* _The problem_:
The lines to extract run from the first line of the material below to the line containing "(0,0) rectangle (1174,745);", both included; leave the pictures behind.
▬▬▬▬▬▬
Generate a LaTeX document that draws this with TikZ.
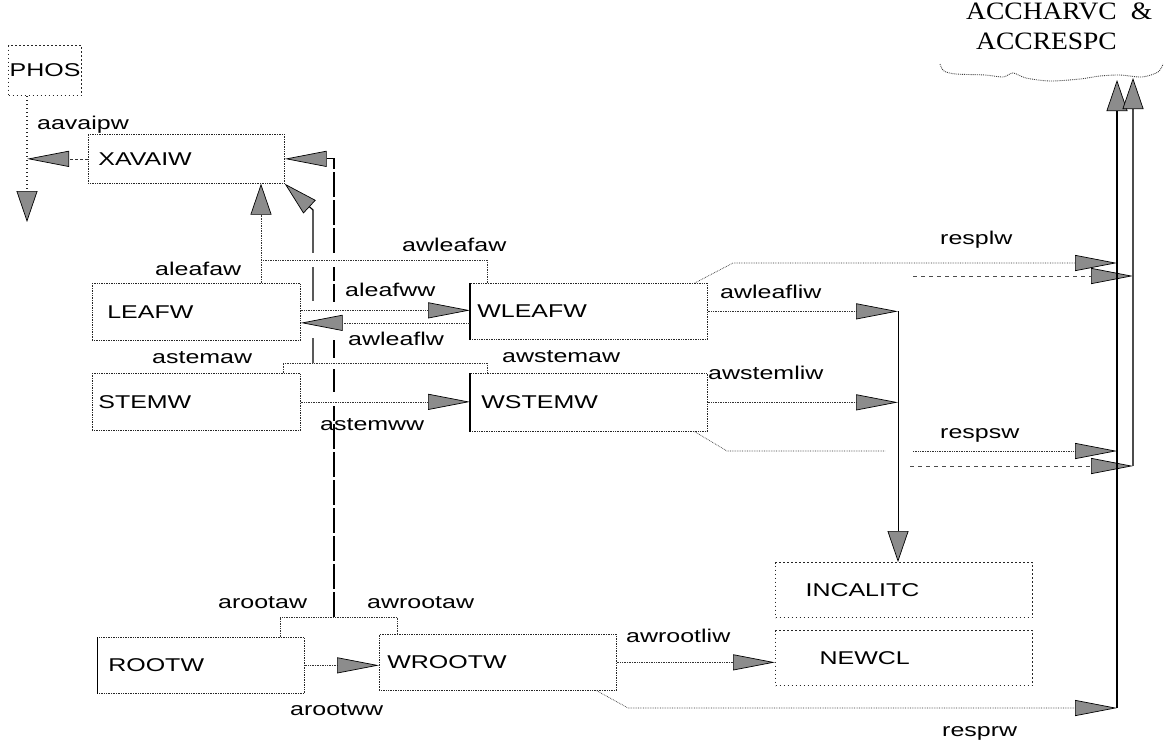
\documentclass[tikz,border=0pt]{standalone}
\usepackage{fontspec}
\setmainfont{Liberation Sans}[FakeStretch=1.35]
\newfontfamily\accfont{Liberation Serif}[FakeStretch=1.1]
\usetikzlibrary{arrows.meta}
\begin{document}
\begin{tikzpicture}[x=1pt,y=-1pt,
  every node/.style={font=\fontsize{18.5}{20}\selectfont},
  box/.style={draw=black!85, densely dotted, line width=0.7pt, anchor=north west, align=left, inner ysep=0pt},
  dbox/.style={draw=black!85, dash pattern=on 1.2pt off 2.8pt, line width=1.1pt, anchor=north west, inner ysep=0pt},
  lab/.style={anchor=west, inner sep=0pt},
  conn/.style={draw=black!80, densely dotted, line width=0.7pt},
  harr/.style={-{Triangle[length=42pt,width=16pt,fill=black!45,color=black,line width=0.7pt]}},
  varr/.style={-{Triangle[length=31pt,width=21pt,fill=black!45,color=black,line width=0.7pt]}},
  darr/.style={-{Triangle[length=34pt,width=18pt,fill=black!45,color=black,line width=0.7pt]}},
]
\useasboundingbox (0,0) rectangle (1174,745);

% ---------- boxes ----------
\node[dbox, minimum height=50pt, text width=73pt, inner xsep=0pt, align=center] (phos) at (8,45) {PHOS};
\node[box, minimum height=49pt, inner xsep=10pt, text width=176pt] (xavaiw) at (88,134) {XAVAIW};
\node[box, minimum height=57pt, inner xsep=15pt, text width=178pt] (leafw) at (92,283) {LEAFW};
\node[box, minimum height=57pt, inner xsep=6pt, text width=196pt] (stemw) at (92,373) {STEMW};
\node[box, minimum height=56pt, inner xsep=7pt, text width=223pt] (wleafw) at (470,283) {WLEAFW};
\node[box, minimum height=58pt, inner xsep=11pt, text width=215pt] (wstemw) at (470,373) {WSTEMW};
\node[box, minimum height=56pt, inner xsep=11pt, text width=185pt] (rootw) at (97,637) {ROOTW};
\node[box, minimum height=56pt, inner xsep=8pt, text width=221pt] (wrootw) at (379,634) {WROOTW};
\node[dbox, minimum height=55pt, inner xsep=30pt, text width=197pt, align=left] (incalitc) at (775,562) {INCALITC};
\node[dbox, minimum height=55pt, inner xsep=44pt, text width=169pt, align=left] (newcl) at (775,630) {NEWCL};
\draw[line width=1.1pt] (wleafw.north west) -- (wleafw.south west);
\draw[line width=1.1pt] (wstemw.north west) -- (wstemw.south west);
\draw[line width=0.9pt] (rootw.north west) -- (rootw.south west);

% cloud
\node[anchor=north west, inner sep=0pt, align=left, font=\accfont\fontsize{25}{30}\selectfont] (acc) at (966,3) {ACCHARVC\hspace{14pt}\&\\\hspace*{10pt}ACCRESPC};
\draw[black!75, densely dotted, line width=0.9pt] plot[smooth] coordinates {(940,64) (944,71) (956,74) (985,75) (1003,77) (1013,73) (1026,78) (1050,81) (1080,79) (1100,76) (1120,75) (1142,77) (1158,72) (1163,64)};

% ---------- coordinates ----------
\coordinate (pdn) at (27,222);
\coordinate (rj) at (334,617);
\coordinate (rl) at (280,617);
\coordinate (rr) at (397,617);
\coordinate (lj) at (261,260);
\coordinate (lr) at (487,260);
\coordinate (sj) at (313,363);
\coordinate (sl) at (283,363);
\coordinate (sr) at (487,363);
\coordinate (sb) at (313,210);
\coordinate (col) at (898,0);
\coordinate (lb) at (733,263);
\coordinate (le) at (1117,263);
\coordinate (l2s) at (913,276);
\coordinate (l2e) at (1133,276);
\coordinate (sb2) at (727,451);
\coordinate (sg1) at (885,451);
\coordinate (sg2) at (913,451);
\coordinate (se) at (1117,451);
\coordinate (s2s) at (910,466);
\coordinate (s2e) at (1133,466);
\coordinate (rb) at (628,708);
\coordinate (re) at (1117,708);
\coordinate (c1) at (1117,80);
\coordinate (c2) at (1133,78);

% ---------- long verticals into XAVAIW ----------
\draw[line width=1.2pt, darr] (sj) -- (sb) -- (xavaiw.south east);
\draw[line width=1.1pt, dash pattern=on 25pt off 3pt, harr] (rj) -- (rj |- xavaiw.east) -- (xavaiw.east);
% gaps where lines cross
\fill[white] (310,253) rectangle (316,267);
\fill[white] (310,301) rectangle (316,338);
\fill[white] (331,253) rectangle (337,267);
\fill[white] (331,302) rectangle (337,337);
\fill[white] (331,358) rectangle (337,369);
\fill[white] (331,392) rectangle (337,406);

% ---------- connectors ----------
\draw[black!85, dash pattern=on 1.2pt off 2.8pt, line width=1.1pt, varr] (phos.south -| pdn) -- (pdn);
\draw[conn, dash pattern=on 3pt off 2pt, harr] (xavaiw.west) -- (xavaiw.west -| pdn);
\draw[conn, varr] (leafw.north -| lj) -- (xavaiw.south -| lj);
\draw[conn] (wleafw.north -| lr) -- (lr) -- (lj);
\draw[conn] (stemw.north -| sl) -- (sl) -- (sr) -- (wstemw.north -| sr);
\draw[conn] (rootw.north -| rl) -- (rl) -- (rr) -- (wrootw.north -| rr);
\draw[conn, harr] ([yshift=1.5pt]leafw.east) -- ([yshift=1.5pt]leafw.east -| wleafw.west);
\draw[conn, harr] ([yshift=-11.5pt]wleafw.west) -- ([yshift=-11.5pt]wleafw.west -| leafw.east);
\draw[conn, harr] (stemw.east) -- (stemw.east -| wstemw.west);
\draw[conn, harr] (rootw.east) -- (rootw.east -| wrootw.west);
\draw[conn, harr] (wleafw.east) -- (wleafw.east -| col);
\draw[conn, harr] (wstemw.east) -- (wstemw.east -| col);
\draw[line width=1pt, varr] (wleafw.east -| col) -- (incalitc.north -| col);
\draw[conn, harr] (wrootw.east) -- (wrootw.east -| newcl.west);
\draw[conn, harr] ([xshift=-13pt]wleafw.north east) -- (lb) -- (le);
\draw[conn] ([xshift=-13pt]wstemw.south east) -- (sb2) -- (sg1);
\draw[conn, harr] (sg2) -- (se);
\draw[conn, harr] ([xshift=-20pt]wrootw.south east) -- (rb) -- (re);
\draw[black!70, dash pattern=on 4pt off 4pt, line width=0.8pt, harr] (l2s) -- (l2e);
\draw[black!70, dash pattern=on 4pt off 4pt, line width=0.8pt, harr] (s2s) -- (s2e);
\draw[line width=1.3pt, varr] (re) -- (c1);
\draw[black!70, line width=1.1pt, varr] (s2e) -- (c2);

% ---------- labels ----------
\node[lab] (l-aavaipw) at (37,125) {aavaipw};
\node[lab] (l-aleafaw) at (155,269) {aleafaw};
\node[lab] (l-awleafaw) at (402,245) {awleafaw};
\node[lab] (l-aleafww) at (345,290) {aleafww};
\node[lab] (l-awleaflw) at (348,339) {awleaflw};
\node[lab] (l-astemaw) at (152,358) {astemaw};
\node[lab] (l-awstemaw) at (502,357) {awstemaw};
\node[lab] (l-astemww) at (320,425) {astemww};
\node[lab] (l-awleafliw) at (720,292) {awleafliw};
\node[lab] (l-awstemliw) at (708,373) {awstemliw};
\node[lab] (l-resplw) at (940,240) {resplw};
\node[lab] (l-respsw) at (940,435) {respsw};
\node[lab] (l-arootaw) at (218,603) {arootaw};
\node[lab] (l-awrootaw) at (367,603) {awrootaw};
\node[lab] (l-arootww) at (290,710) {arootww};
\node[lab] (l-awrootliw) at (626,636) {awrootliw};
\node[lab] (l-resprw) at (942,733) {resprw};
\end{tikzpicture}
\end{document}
▬▬▬▬▬▬
* _Task solution_:
Generate a LaTeX document that draws this with TikZ.
\documentclass[tikz,border=0pt]{standalone}
\usepackage{fontspec}
\setmainfont{Liberation Sans}[FakeStretch=1.35]
\newfontfamily\accfont{Liberation Serif}[FakeStretch=1.1]
\usetikzlibrary{arrows.meta}
\begin{document}
\begin{tikzpicture}[x=1pt,y=-1pt,
  every node/.style={font=\fontsize{18.5}{20}\selectfont},
  box/.style={draw=black!85, densely dotted, line width=0.7pt, anchor=north west, align=left, inner ysep=0pt},
  dbox/.style={draw=black!85, dash pattern=on 1.2pt off 2.8pt, line width=1.1pt, anchor=north west, inner ysep=0pt},
  lab/.style={anchor=west, inner sep=0pt},
  conn/.style={draw=black!80, densely dotted, line width=0.7pt},
  harr/.style={-{Triangle[length=42pt,width=16pt,fill=black!45,color=black,line width=0.7pt]}},
  varr/.style={-{Triangle[length=31pt,width=21pt,fill=black!45,color=black,line width=0.7pt]}},
  darr/.style={-{Triangle[length=34pt,width=18pt,fill=black!45,color=black,line width=0.7pt]}},
]
\useasboundingbox (0,0) rectangle (1174,745);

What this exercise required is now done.